**EXERCISE DETAILS**
Copy the data precisely, character for character, and leave out every picture.

━━━ DATA SEGMENT

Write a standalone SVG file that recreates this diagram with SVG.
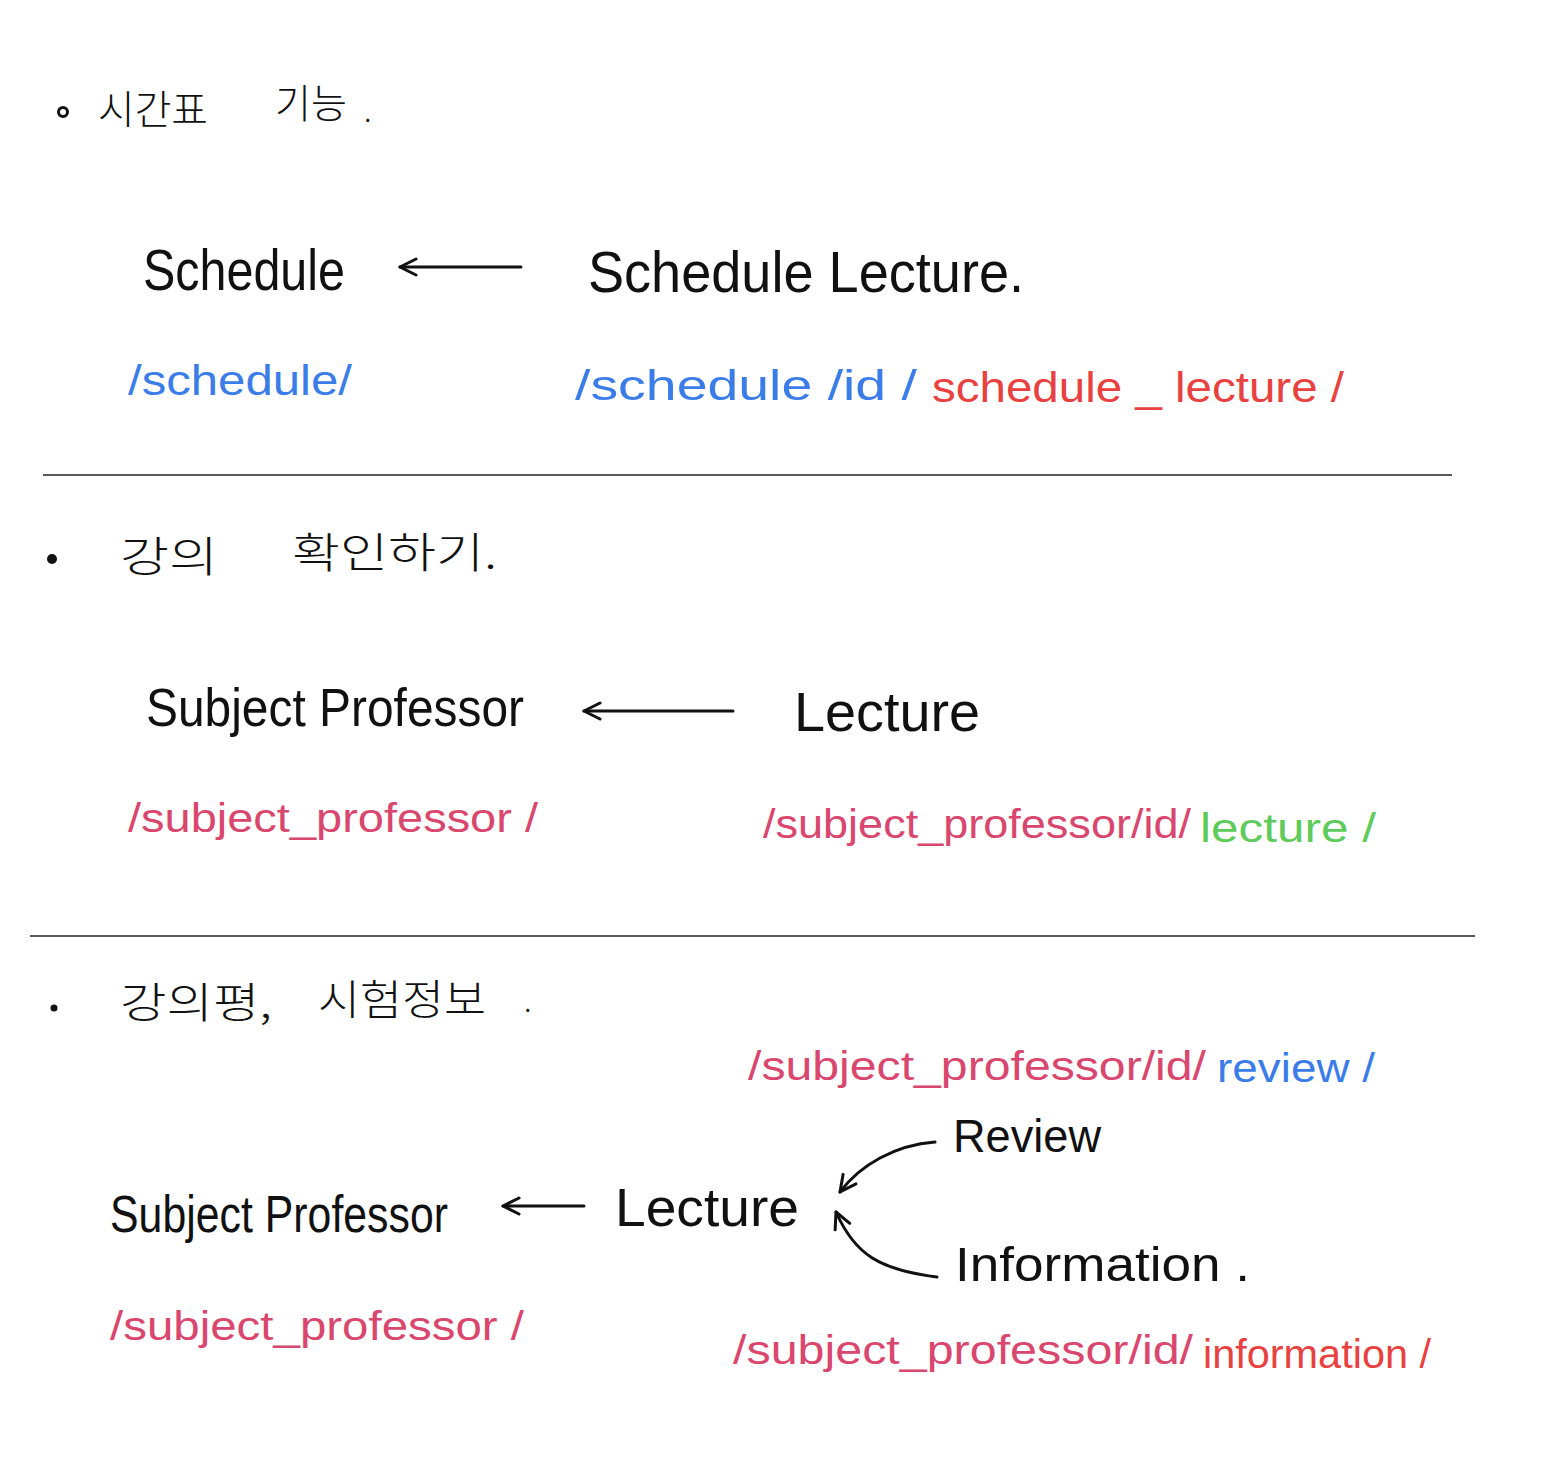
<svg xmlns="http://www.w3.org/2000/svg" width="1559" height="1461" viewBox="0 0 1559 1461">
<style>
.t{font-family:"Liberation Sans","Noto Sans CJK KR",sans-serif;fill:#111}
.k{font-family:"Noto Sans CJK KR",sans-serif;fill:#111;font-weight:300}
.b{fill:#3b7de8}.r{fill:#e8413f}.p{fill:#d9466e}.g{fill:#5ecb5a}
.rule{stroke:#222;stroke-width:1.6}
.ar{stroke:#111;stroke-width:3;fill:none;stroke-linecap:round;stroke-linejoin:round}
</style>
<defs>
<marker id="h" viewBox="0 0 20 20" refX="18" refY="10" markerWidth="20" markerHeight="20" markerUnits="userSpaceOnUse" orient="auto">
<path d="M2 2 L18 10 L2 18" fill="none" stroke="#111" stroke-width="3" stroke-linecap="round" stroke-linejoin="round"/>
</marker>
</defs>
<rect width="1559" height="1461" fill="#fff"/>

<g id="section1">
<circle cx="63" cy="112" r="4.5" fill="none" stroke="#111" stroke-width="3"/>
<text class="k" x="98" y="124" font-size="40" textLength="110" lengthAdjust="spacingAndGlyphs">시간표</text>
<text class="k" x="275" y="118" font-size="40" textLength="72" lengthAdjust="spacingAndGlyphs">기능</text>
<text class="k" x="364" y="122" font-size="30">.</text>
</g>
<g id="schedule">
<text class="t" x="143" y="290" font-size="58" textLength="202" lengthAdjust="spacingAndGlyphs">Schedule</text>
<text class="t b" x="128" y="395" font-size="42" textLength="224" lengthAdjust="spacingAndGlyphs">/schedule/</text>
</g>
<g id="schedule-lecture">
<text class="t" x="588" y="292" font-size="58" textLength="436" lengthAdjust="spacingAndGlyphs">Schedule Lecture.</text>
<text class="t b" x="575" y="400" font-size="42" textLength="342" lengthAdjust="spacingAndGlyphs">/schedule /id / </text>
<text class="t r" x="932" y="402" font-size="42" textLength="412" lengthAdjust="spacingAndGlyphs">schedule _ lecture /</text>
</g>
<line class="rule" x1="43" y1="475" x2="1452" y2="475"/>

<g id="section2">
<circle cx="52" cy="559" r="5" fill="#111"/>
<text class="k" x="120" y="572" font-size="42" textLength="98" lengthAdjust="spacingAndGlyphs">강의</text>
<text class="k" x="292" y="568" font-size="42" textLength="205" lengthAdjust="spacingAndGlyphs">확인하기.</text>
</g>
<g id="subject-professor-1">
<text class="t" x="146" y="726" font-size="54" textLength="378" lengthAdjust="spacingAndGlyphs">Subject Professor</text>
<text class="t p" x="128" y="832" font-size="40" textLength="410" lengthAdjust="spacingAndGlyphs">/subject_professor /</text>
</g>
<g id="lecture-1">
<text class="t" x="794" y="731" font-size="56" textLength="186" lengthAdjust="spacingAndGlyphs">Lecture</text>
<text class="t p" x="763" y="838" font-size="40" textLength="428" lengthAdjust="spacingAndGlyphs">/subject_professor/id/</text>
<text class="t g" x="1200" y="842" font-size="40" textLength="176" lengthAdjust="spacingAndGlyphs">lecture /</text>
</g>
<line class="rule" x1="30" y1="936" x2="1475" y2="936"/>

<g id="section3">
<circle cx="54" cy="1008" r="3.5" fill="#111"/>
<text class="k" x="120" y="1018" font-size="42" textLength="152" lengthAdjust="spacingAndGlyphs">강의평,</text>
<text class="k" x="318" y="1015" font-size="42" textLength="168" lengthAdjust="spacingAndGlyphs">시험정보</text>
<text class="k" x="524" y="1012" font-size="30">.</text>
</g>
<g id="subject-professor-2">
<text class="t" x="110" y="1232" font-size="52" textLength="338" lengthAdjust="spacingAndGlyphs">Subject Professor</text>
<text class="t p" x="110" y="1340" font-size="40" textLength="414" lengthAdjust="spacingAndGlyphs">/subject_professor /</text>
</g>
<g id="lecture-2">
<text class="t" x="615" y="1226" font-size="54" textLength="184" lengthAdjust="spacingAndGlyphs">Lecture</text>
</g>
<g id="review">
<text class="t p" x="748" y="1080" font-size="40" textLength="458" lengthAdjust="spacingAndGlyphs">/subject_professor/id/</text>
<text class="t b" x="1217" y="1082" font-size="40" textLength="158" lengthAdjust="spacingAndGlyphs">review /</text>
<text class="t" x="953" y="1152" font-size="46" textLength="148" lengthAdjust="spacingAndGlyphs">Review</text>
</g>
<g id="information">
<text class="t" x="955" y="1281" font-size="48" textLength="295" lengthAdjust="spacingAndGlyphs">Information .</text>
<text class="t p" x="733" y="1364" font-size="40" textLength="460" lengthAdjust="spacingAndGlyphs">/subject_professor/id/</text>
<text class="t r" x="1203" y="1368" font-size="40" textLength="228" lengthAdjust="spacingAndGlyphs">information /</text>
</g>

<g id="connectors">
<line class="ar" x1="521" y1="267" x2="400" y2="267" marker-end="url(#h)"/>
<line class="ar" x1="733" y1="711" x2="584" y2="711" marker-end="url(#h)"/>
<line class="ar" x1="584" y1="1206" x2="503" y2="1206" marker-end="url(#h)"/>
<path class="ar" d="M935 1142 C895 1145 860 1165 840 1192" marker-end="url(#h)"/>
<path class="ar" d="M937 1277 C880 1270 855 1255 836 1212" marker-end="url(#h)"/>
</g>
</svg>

━━━━━━

**SOLUTION TO THIS PROBLEM**
Write a standalone SVG file that recreates this diagram with SVG.
<svg xmlns="http://www.w3.org/2000/svg" width="1559" height="1461" viewBox="0 0 1559 1461">
<style>
.t{font-family:"Liberation Sans","Noto Sans CJK KR",sans-serif;fill:#111}
.k{font-family:"Noto Sans CJK KR",sans-serif;fill:#111;font-weight:300}
.b{fill:#3b7de8}.r{fill:#e8413f}.p{fill:#d9466e}.g{fill:#5ecb5a}
.rule{stroke:#222;stroke-width:1.6}
.ar{stroke:#111;stroke-width:3;fill:none;stroke-linecap:round;stroke-linejoin:round}
</style>
<defs>
<marker id="h" viewBox="0 0 20 20" refX="18" refY="10" markerWidth="20" markerHeight="20" markerUnits="userSpaceOnUse" orient="auto">
<path d="M2 2 L18 10 L2 18" fill="none" stroke="#111" stroke-width="3" stroke-linecap="round" stroke-linejoin="round"/>
</marker>
</defs>
<rect width="1559" height="1461" fill="#fff"/>

<g id="section1">
<circle cx="63" cy="112" r="4.5" fill="none" stroke="#111" stroke-width="3"/>
<text class="k" x="98" y="124" font-size="40" textLength="110" lengthAdjust="spacingAndGlyphs">시간표</text>
<text class="k" x="275" y="118" font-size="40" textLength="72" lengthAdjust="spacingAndGlyphs">기능</text>
<text class="k" x="364" y="122" font-size="30">.</text>
</g>
<g id="schedule">
<text class="t" x="143" y="290" font-size="58" textLength="202" lengthAdjust="spacingAndGlyphs">Schedule</text>
<text class="t b" x="128" y="395" font-size="42" textLength="224" lengthAdjust="spacingAndGlyphs">/schedule/</text>
</g>
<g id="schedule-lecture">
<text class="t" x="588" y="292" font-size="58" textLength="436" lengthAdjust="spacingAndGlyphs">Schedule Lecture.</text>
<text class="t b" x="575" y="400" font-size="42" textLength="342" lengthAdjust="spacingAndGlyphs">/schedule /id / </text>
<text class="t r" x="932" y="402" font-size="42" textLength="412" lengthAdjust="spacingAndGlyphs">schedule _ lecture /</text>
</g>
<line class="rule" x1="43" y1="475" x2="1452" y2="475"/>

<g id="section2">
<circle cx="52" cy="559" r="5" fill="#111"/>
<text class="k" x="120" y="572" font-size="42" textLength="98" lengthAdjust="spacingAndGlyphs">강의</text>
<text class="k" x="292" y="568" font-size="42" textLength="205" lengthAdjust="spacingAndGlyphs">확인하기.</text>
</g>
<g id="subject-professor-1">
<text class="t" x="146" y="726" font-size="54" textLength="378" lengthAdjust="spacingAndGlyphs">Subject Professor</text>
<text class="t p" x="128" y="832" font-size="40" textLength="410" lengthAdjust="spacingAndGlyphs">/subject_professor /</text>
</g>
<g id="lecture-1">
<text class="t" x="794" y="731" font-size="56" textLength="186" lengthAdjust="spacingAndGlyphs">Lecture</text>
<text class="t p" x="763" y="838" font-size="40" textLength="428" lengthAdjust="spacingAndGlyphs">/subject_professor/id/</text>
<text class="t g" x="1200" y="842" font-size="40" textLength="176" lengthAdjust="spacingAndGlyphs">lecture /</text>
</g>
<line class="rule" x1="30" y1="936" x2="1475" y2="936"/>

<g id="section3">
<circle cx="54" cy="1008" r="3.5" fill="#111"/>
<text class="k" x="120" y="1018" font-size="42" textLength="152" lengthAdjust="spacingAndGlyphs">강의평,</text>
<text class="k" x="318" y="1015" font-size="42" textLength="168" lengthAdjust="spacingAndGlyphs">시험정보</text>
<text class="k" x="524" y="1012" font-size="30">.</text>
</g>
<g id="subject-professor-2">
<text class="t" x="110" y="1232" font-size="52" textLength="338" lengthAdjust="spacingAndGlyphs">Subject Professor</text>
<text class="t p" x="110" y="1340" font-size="40" textLength="414" lengthAdjust="spacingAndGlyphs">/subject_professor /</text>
</g>
<g id="lecture-2">
<text class="t" x="615" y="1226" font-size="54" textLength="184" lengthAdjust="spacingAndGlyphs">Lecture</text>
</g>
<g id="review">
<text class="t p" x="748" y="1080" font-size="40" textLength="458" lengthAdjust="spacingAndGlyphs">/subject_professor/id/</text>
<text class="t b" x="1217" y="1082" font-size="40" textLength="158" lengthAdjust="spacingAndGlyphs">review /</text>
<text class="t" x="953" y="1152" font-size="46" textLength="148" lengthAdjust="spacingAndGlyphs">Review</text>
</g>
<g id="information">
<text class="t" x="955" y="1281" font-size="48" textLength="295" lengthAdjust="spacingAndGlyphs">Information .</text>
<text class="t p" x="733" y="1364" font-size="40" textLength="460" lengthAdjust="spacingAndGlyphs">/subject_professor/id/</text>
<text class="t r" x="1203" y="1368" font-size="40" textLength="228" lengthAdjust="spacingAndGlyphs">information /</text>
</g>

<g id="connectors">
<line class="ar" x1="521" y1="267" x2="400" y2="267" marker-end="url(#h)"/>
<line class="ar" x1="733" y1="711" x2="584" y2="711" marker-end="url(#h)"/>
<line class="ar" x1="584" y1="1206" x2="503" y2="1206" marker-end="url(#h)"/>
<path class="ar" d="M935 1142 C895 1145 860 1165 840 1192" marker-end="url(#h)"/>
<path class="ar" d="M937 1277 C880 1270 855 1255 836 1212" marker-end="url(#h)"/>
</g>
</svg>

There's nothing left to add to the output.